Start of Input

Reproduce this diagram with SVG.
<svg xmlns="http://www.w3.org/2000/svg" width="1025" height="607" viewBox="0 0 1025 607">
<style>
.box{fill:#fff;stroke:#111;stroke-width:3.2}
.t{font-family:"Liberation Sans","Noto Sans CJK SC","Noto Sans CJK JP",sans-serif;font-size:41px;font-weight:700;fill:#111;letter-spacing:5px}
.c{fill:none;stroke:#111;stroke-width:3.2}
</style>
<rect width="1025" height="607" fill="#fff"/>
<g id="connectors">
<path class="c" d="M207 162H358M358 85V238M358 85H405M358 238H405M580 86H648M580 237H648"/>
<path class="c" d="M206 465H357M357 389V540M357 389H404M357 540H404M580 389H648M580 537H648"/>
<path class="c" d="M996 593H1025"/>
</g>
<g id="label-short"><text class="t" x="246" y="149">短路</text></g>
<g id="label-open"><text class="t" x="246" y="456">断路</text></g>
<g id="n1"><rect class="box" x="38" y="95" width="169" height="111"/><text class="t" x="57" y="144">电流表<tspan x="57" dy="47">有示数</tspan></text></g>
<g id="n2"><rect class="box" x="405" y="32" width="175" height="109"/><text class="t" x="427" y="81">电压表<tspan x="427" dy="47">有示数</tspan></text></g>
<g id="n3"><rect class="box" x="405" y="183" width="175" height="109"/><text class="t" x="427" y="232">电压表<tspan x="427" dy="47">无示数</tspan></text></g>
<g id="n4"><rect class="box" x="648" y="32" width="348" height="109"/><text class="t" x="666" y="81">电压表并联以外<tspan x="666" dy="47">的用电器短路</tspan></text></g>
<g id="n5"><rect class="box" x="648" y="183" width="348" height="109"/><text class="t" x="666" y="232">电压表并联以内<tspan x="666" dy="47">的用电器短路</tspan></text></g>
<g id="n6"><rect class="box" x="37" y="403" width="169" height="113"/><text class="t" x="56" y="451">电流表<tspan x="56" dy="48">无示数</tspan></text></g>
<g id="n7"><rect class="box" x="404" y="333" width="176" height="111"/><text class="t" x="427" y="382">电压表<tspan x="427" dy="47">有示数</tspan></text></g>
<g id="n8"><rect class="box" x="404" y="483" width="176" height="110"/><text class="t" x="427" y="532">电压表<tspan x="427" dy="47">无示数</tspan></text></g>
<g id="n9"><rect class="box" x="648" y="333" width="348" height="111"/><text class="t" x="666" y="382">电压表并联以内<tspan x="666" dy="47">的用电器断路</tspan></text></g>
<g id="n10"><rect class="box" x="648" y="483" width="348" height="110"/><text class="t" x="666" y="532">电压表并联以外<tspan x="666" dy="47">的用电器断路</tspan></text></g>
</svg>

End of Input
Start of Input

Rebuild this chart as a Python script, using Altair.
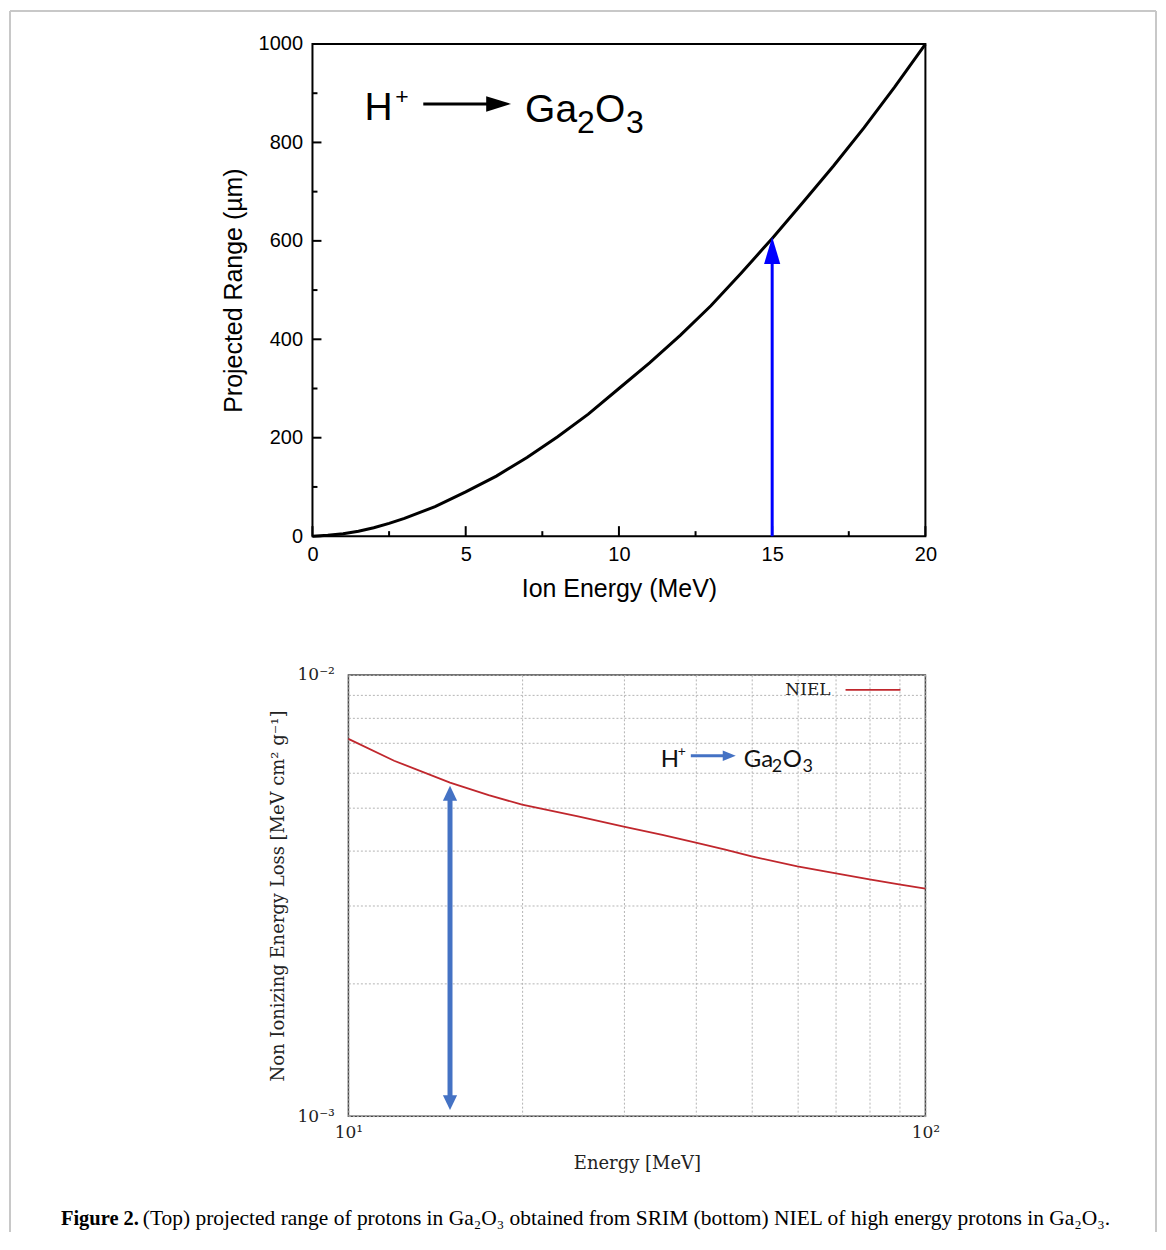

End of Input

Each line above that includes "this" counts once; state the total and nothing more.

2